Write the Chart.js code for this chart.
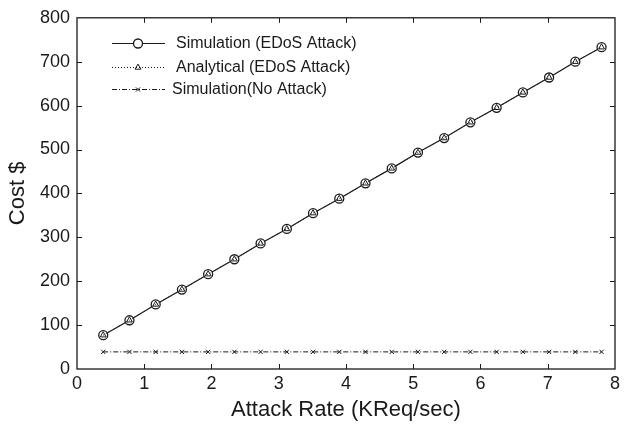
<!DOCTYPE html>
<html>
<head>
<meta charset="utf-8">
<script src="https://cdn.jsdelivr.net/npm/chart.js@4/dist/chart.umd.min.js"></script>
<style>
  html, body { margin: 0; padding: 0; background: #fff; }
  #wrap { width: 624px; height: 428px; }
</style>
</head>
<body>
<div id="wrap"><canvas id="myChart" width="624" height="428"></canvas></div>
<script>
// values
let attackRate = [0.39, 0.78, 1.17, 1.56, 1.95, 2.34, 2.73, 3.12, 3.51, 3.90,
                  4.29, 4.68, 5.07, 5.46, 5.85, 6.24, 6.63, 7.02, 7.41, 7.80];
let simEdos = [77, 111, 147, 181, 216, 250, 286, 319, 355, 388,
               423, 457, 493, 526, 562, 595, 630, 664, 700, 733];
let anaEdos = [77, 111, 147, 181, 216, 250, 286, 319, 355, 388,
               423, 457, 493, 526, 562, 595, 630, 664, 700, 733];
let simNoAttack = [39, 39, 39, 39, 39, 39, 39, 39, 39, 39,
                   39, 39, 39, 39, 39, 39, 39, 39, 39, 39];
let xTicks = [0, 1, 2, 3, 4, 5, 6, 7, 8];
let yTicks = [0, 100, 200, 300, 400, 500, 600, 700, 800];

let ink = '#1a1a1a';
let fam = '"Liberation Sans", Arial, Helvetica, sans-serif';

function pts(vals){
    let out = [];
    for(i=0; i<vals.length; i++){
        out.push({x: attackRate[i], y: vals[i]});
    }
    return out;
}

// frame + inward ticks on all four sides
const framePlugin = {
    id: 'frame',
    afterDraw(chart){
        const ctx = chart.ctx;
        const a = chart.chartArea;
        const sx = chart.scales.x, sy = chart.scales.y;
        ctx.save();
        ctx.strokeStyle = ink;
        ctx.lineWidth = 1.3;
        ctx.strokeRect(a.left, a.top, a.right - a.left, a.bottom - a.top);
        ctx.lineWidth = 1;
        ctx.beginPath();
        for(i=1; i<xTicks.length-1; i++){
            let px = Math.round(sx.getPixelForValue(xTicks[i])) + 0.5;
            ctx.moveTo(px, a.bottom); ctx.lineTo(px, a.bottom - 5);
            ctx.moveTo(px, a.top); ctx.lineTo(px, a.top + 5);
        }
        for(i=1; i<yTicks.length-1; i++){
            let py = Math.round(sy.getPixelForValue(yTicks[i])) + 0.5;
            ctx.moveTo(a.left, py); ctx.lineTo(a.left + 5, py);
            ctx.moveTo(a.right, py); ctx.lineTo(a.right - 5, py);
        }
        ctx.stroke();
        ctx.restore();
    }
};

// legend: line sample with marker, no box
const legendPlugin = {
    id: 'lineLegend',
    afterDraw(chart){
        const ctx = chart.ctx;
        const rows = [43, 67, 89];
        const textX = [176, 176, 172];
        ctx.save();
        ctx.font = '16px ' + fam;
        ctx.textBaseline = 'middle';
        chart.data.datasets.forEach(function(ds, k){
            let y = rows[k] + 0.5;
            ctx.strokeStyle = ink;
            ctx.lineWidth = ds.borderWidth;
            ctx.setLineDash(ds.borderDash || []);
            ctx.beginPath();
            ctx.moveTo(112, y); ctx.lineTo(165, y);
            ctx.stroke();
            ctx.setLineDash([]);
            ctx.fillStyle = ds.pointBackgroundColor || 'rgba(0,0,0,0)';
            ctx.lineWidth = ds.pointBorderWidth;
            Chart.helpers.drawPoint(ctx, {
                pointStyle: ds.pointStyle,
                radius: ds.pointRadius,
                rotation: 0,
                borderWidth: ds.pointBorderWidth
            }, 138, y);
            ctx.fillStyle = ink;
            ctx.fillText(ds.label, textX[k], y);
        });
        ctx.restore();
    }
};

const ctx = document.getElementById('myChart').getContext('2d');
const myChart = new Chart(ctx, {
    type: 'line',
    data: {
        datasets: [{
            label: 'Simulation (EDoS Attack)',
            data: pts(simEdos),
            borderColor: ink,
            borderWidth: 1.2,
            pointStyle: 'circle',
            pointRadius: 4.5,
            pointBorderWidth: 1.3,
            pointBorderColor: ink,
            pointBackgroundColor: '#fff',
            order: 2
        }, {
            label: 'Analytical (EDoS Attack)',
            data: pts(anaEdos),
            borderColor: ink,
            borderWidth: 1,
            borderDash: [1, 2],
            pointStyle: 'triangle',
            pointRadius: 3.4,
            pointBorderWidth: 1,
            pointBorderColor: ink,
            pointBackgroundColor: 'rgba(0,0,0,0)',
            order: 1
        }, {
            label: 'Simulation(No Attack)',
            data: pts(simNoAttack),
            borderColor: ink,
            borderWidth: 1,
            borderDash: [5, 2, 1, 2],
            pointStyle: 'crossRot',
            pointRadius: 3,
            pointBorderWidth: 1,
            pointBorderColor: ink,
            pointBackgroundColor: 'rgba(0,0,0,0)',
            order: 3
        }]
    },
    options: {
        responsive: false,
        animation: false,
        layout: { padding: { top: 17, right: 5, left: 0, bottom: 0 } },
        plugins: {
            legend: { display: false },
            tooltip: { enabled: false }
        },
        elements: { line: { tension: 0 } },
        scales: {
            x: {
                type: 'linear',
                min: 0,
                max: 8,
                afterFit: function(s){ s.height = 59; },
                afterBuildTicks: function(s){ s.ticks = xTicks.map(v => ({value: v})); },
                grid: { display: false, drawTicks: false },
                border: { display: false },
                ticks: { color: ink, padding: 4, font: { family: fam, size: 18 } },
                title: {
                    display: true,
                    text: 'Attack Rate (KReq/sec)',
                    color: ink,
                    padding: { top: 0, bottom: 5 },
                    font: { family: fam, size: 22 }
                }
            },
            y: {
                type: 'linear',
                min: 0,
                max: 800,
                afterFit: function(s){ s.width = 77; },
                afterBuildTicks: function(s){ s.ticks = yTicks.map(v => ({value: v})); },
                grid: { display: false, drawTicks: false },
                border: { display: false },
                ticks: { color: ink, padding: 7, font: { family: fam, size: 18 } },
                title: {
                    display: true,
                    text: 'Cost $',
                    color: ink,
                    padding: { top: 5, bottom: 0 },
                    font: { family: fam, size: 22 }
                }
            }
        }
    },
    plugins: [framePlugin, legendPlugin]
});
</script>
</body>
</html>
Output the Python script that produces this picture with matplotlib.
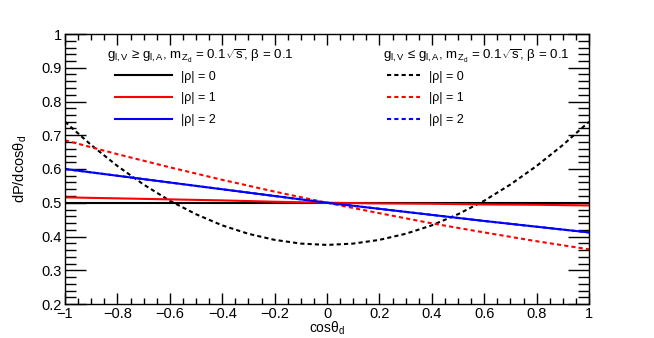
import numpy as np
import matplotlib
matplotlib.use("Agg")
from matplotlib import pyplot as plt
from matplotlib.ticker import MultipleLocator

plt.rcParams['font.family'] = ['Liberation Sans', 'DejaVu Sans']
plt.rcParams['mathtext.fontset'] = 'custom'
plt.rcParams['mathtext.rm'] = 'Liberation Sans'
plt.rcParams['mathtext.it'] = 'Liberation Sans'
plt.rcParams['mathtext.bf'] = 'Liberation Sans:bold'

# values
cos_coarse = [-1.0, -0.8, -0.6, -0.4, -0.2, 0.0, 0.2, 0.4, 0.6, 0.8, 1.0]
cos_fine = [-1.0, -0.9, -0.8, -0.7, -0.6, -0.5, -0.4, -0.3, -0.2, -0.1, 0.0,
            0.1, 0.2, 0.3, 0.4, 0.5, 0.6, 0.7, 0.8, 0.9, 1.0]

vge_rho0 = [0.500, 0.500, 0.500, 0.500, 0.500, 0.500, 0.500, 0.500, 0.500, 0.500, 0.500]
vge_rho1 = [0.516, 0.513, 0.510, 0.507, 0.503, 0.500, 0.498, 0.497, 0.495, 0.494, 0.492]
vge_rho2 = [0.600, 0.580, 0.560, 0.540, 0.520, 0.500, 0.482, 0.464, 0.446, 0.429, 0.412]

vle_rho0 = [0.740, 0.671, 0.609, 0.554, 0.506, 0.466, 0.433, 0.408, 0.390, 0.379, 0.375,
            0.379, 0.390, 0.408, 0.433, 0.466, 0.506, 0.554, 0.609, 0.671, 0.740]
vle_rho1 = [0.685, 0.644, 0.605, 0.568, 0.533, 0.500, 0.469, 0.439, 0.412, 0.386, 0.362]
vle_rho2 = [0.600, 0.580, 0.560, 0.540, 0.520, 0.500, 0.482, 0.464, 0.446, 0.429, 0.412]

labels = ["|ρ| = 0", "|ρ| = 1", "|ρ| = 2"]
colors = ["black", "red", "blue"]
xticklabels = ["−1", "−0.8", "−0.6", "−0.4", "−0.2", "0", "0.2", "0.4", "0.6", "0.8", "1"]
yticklabels = ["0.2", "0.3", "0.4", "0.5", "0.6", "0.7", "0.8", "0.9", "1"]
title_ge = r"$\mathrm{g_{l,V}}$ ≥ $\mathrm{g_{l,A}}$, $\mathrm{m_{Z_{d}}}$ = 0.1$\sqrt{\mathrm{s}}$, β = 0.1"
title_le = r"$\mathrm{g_{l,V}}$ ≤ $\mathrm{g_{l,A}}$, $\mathrm{m_{Z_{d}}}$ = 0.1$\sqrt{\mathrm{s}}$, β = 0.1"

fig = plt.figure(figsize=(6.54, 3.38), dpi=100)
ax = fig.add_axes([65 / 654, 1 - 304 / 338, 524 / 654, 270 / 338])

dash = (0, (2.0, 1.5))
lw = 1.5

h_dash = []
h_dash.append(ax.plot(cos_fine, vle_rho0, color=colors[0], lw=lw, ls=dash)[0])
h_dash.append(ax.plot(cos_coarse, vle_rho1, color=colors[1], lw=lw, ls=dash)[0])
h_dash.append(ax.plot(cos_coarse, vle_rho2, color=colors[2], lw=lw, ls=dash)[0])

h_solid = []
h_solid.append(ax.plot(cos_coarse, vge_rho0, color=colors[0], lw=lw)[0])
h_solid.append(ax.plot(cos_coarse, vge_rho1, color=colors[1], lw=lw)[0])
h_solid.append(ax.plot(cos_coarse, vge_rho2, color=colors[2], lw=lw)[0])

ax.set_xlim(-1, 1)
ax.set_ylim(0.2, 1.0)
ax.xaxis.set_minor_locator(MultipleLocator(0.05))
ax.yaxis.set_minor_locator(MultipleLocator(0.02))
ax.set_xticks(np.linspace(-1, 1, 11))
ax.set_xticklabels(xticklabels)
ax.set_yticks(np.linspace(0.2, 1.0, 9))
ax.set_yticklabels(yticklabels)

ax.tick_params(which="both", direction="in", top=True, right=True, labelsize=10.5,
               width=1.0, colors="black")
ax.tick_params(axis="y", which="major", length=15, pad=2)
ax.tick_params(axis="y", which="minor", length=8)
ax.tick_params(axis="x", which="major", length=8, pad=2)
ax.tick_params(axis="x", which="minor", length=4)
for s in ax.spines.values():
    s.set_linewidth(1.0)

ax.set_xlabel(r"cos$\mathrm{\theta_{d}}$", fontsize=10, labelpad=-0.5)
ax.set_ylabel(r"dP/dcos$\mathrm{\theta_{d}}$", fontsize=10.5, labelpad=9)

ax.text(0.080, 0.918, title_ge, transform=ax.transAxes, fontsize=9.6,
        ha="left", va="center")
ax.text(0.607, 0.918, title_le, transform=ax.transAxes, fontsize=9.6,
        ha="left", va="center")

leg1 = ax.legend(h_solid, labels, loc="upper left", bbox_to_anchor=(0.0954, 0.864),
                 frameon=False, fontsize=9, handlelength=4.6, handletextpad=0.65,
                 labelspacing=0.78, borderpad=0, borderaxespad=0)
ax.add_artist(leg1)
leg2 = ax.legend(h_dash, labels, loc="upper left", bbox_to_anchor=(0.615, 0.864),
                 frameon=False, fontsize=9, handlelength=2.65, handletextpad=0.65,
                 labelspacing=0.78, borderpad=0, borderaxespad=0)

fig.savefig("out.png", dpi=100)
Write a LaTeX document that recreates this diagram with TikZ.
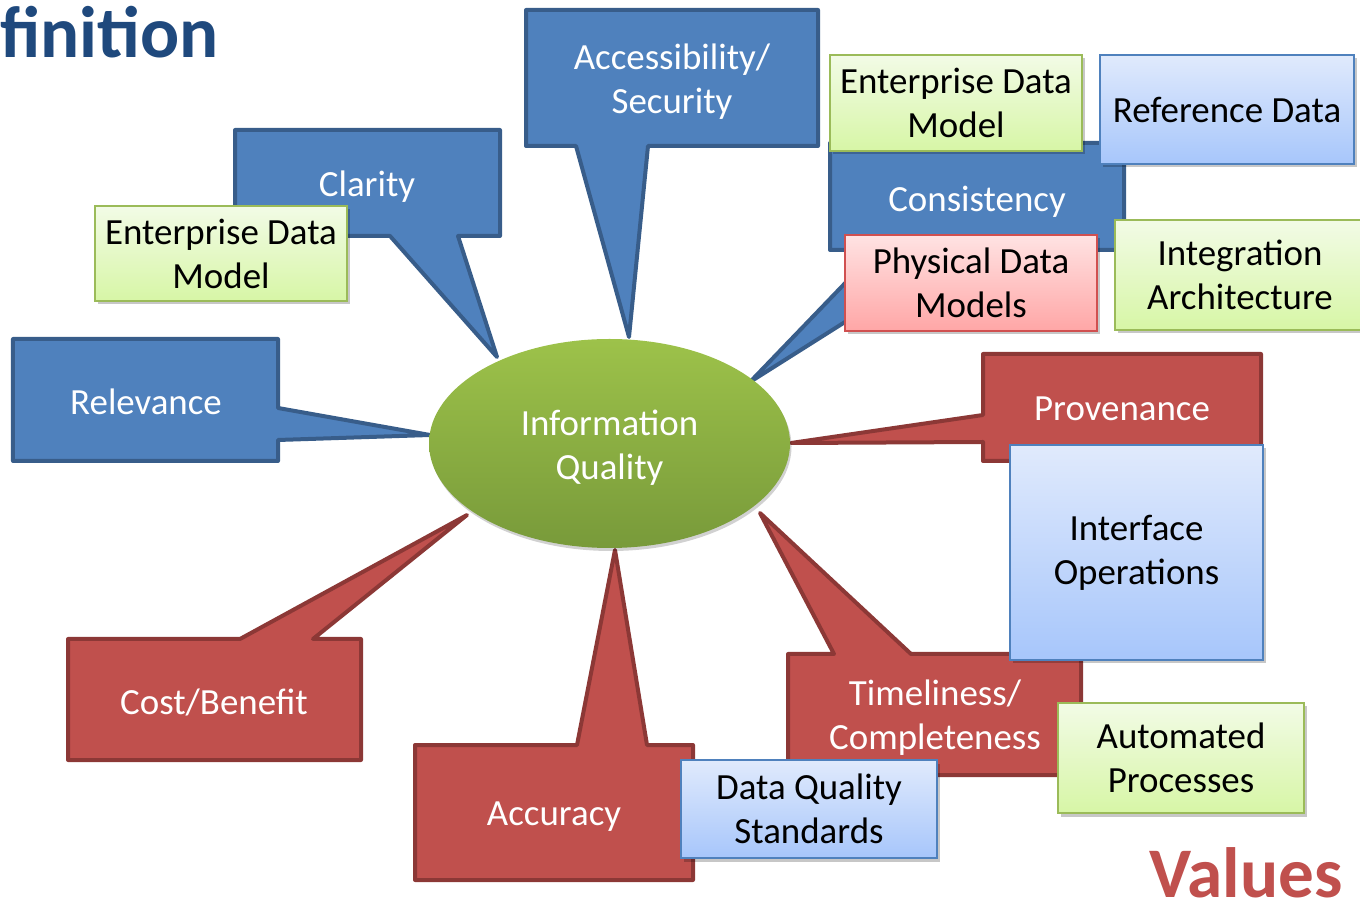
\documentclass[tikz,border=0pt]{standalone}
\usepackage{fontspec}
\setmainfont{Carlito}
\usetikzlibrary{shapes.geometric, shadows}

\begin{document}
\begin{tikzpicture}[
    calltext/.style={font=\fontsize{21}{25}\selectfont, text=white, align=center},
    bluecall/.style={line width=0.08cm, line join=round, fill=color101, draw=color102},
    redcall/.style={line width=0.08cm, line join=round, fill=color201, draw=color202},
    notebox/.style={line width=0.04cm, inner sep=0pt, align=center, text=black,
        font=\fontsize{21}{25}\selectfont,
        drop shadow={shadow xshift=0.05cm, shadow yshift=-0.07cm, fill=black, opacity=0.22}},
    greennote/.style={notebox, top color=color401, bottom color=color402, draw=color403},
    bluenote/.style={notebox, top color=color501, bottom color=color502, draw=color101},
    pinknote/.style={notebox, top color=color601, bottom color=color602, draw=color603}]
    \definecolor{color101}{rgb}{0.3098,0.5059,0.7412}
    \definecolor{color102}{rgb}{0.2196,0.3647,0.5412}
    \definecolor{color201}{rgb}{0.7529,0.3137,0.3020}
    \definecolor{color202}{rgb}{0.5490,0.2196,0.2118}
    \definecolor{color301}{rgb}{0.6157,0.7608,0.2902}
    \definecolor{color302}{rgb}{0.4706,0.6039,0.2275}
    \definecolor{color401}{rgb}{0.9490,0.9843,0.9020}
    \definecolor{color402}{rgb}{0.8431,0.9647,0.6510}
    \definecolor{color403}{rgb}{0.6078,0.7333,0.3490}
    \definecolor{color501}{rgb}{0.8784,0.9176,0.9882}
    \definecolor{color502}{rgb}{0.6549,0.7765,0.9843}
    \definecolor{color601}{rgb}{1.0000,0.8902,0.8902}
    \definecolor{color602}{rgb}{1.0000,0.6510,0.6510}
    \definecolor{color603}{rgb}{0.8157,0.3137,0.3137}
    \definecolor{color701}{rgb}{0.1216,0.2863,0.4902}
    \useasboundingbox (0, 0) rectangle (27.2, 18.1);
    % Tail tips on the ellipse
    \coordinate (tipRel) at (8.60, 9.40);
    \coordinate (tipCla) at (9.94, 10.96);
    \coordinate (tipAcc) at (12.58, 11.36);
    \coordinate (tipCon) at (15.00, 10.46);
    \coordinate (tipPro) at (15.82, 9.24);
    \coordinate (tipTim) at (15.20, 7.84);
    \coordinate (tipAcu) at (12.30, 7.10);
    \coordinate (tipCos) at (9.34, 7.80);
    % Blue callouts
    \draw[bluecall] (0.26, 11.32) -- (5.56, 11.32) -- (5.56, 9.94) -- (tipRel) -- (5.56, 9.30) -- (5.56, 8.88) -- (0.26, 8.88) -- cycle;
    \draw[bluecall] (4.70, 15.50) -- (10.00, 15.50) -- (10.00, 13.38) -- (9.16, 13.38) -- (tipCla) -- (7.80, 13.38) -- (4.70, 13.38) -- cycle;
    \draw[bluecall] (10.52, 17.90) -- (16.36, 17.90) -- (16.36, 15.18) -- (12.96, 15.18) -- (tipAcc) -- (11.52, 15.18) -- (10.52, 15.18) -- cycle;
    \draw[bluecall] (16.60, 15.24) -- (22.48, 15.24) -- (22.48, 13.10) -- (19.18, 13.10) -- (tipCon) -- (17.54, 13.10) -- (16.60, 13.10) -- cycle;
    \node[calltext] (relevance) at (2.92, 10.06) {Relevance};
    \node[calltext] (clarity) at (7.34, 14.36) {Clarity};
    \node[calltext] (access) at (13.44, 16.46) {Accessibility/\\Security};
    \node[calltext] (consistency) at (19.54, 14.06) {Consistency};
    % Red callouts
    \draw[redcall] (19.66, 11.02) -- (25.22, 11.02) -- (25.22, 8.88) -- (19.66, 8.88) -- (19.66, 9.26) -- (tipPro) -- (19.66, 9.80) -- cycle;
    \draw[redcall] (15.76, 5.02) -- (16.68, 5.02) -- (tipTim) -- (18.22, 5.02) -- (21.62, 5.02) -- (21.62, 2.60) -- (15.76, 2.60) -- cycle;
    \draw[redcall] (8.30, 3.20) -- (11.54, 3.20) -- (tipAcu) -- (12.94, 3.20) -- (13.86, 3.20) -- (13.86, 0.50) -- (8.30, 0.50) -- cycle;
    \draw[redcall] (1.36, 5.32) -- (4.80, 5.32) -- (tipCos) -- (6.26, 5.32) -- (7.22, 5.32) -- (7.22, 2.90) -- (1.36, 2.90) -- cycle;
    \node[calltext] (provenance) at (22.44, 9.92) {Provenance};
    \node[calltext] (timeliness) at (18.70, 3.74) {Timeliness/\\Completeness};
    \node[calltext] (accuracy) at (11.08, 1.76) {Accuracy};
    \node[calltext] (costbenefit) at (4.28, 4.06) {Cost/Benefit};
    % Centre ellipse
    \node[ellipse, minimum width=7.22cm, minimum height=4.18cm, inner sep=0pt,
        top color=color301, bottom color=color302,
        drop shadow={shadow xshift=0.03cm, shadow yshift=-0.06cm, fill=black, opacity=0.18}]
        (iq) at (12.19, 9.23) {};
    \node[calltext] (iqlabel) at (12.19, 9.14) {Information\\Quality};
    % Side notes
    \node[greennote, minimum width=5.04cm, minimum height=1.90cm] (edmleft) at (4.42, 13.03) {Enterprise Data\\Model};
    \node[greennote, minimum width=5.04cm, minimum height=1.92cm] (edmright) at (19.12, 16.04) {Enterprise Data\\Model};
    \node[bluenote, minimum width=5.08cm, minimum height=2.18cm] (refdata) at (24.54, 15.91) {Reference Data};
    \node[pinknote, minimum width=5.04cm, minimum height=1.92cm] (physical) at (19.42, 12.44) {Physical Data\\Models};
    \node[greennote, minimum width=5.00cm, minimum height=2.20cm] (integration) at (24.80, 12.60) {Integration\\Architecture};
    \node[bluenote, minimum width=5.06cm, minimum height=4.30cm] (interface) at (22.73, 7.05) {Interface\\Operations};
    \node[greennote, minimum width=4.92cm, minimum height=2.20cm] (automated) at (23.62, 2.94) {Automated\\Processes};
    \node[bluenote, minimum width=5.12cm, minimum height=1.96cm] (dqstandards) at (16.18, 1.92) {Data Quality\\Standards};
    % Headings
    \node[anchor=base west, inner sep=0pt, text=color701, font=\fontsize{41.5}{48}\selectfont\bfseries] (title) at (0.00, 16.94) {finition};
    \node[anchor=base east, inner sep=0pt, text=color201, font=\fontsize{40.5}{47}\selectfont\bfseries] (values) at (26.86, 0.16) {Values};
\end{tikzpicture}
\end{document}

___

◆ GIVEN INSTRUCTION: Indicate how many lines of the material contain the string "Write", giving the number and nothing more.

◆ FINISHED TASK: 2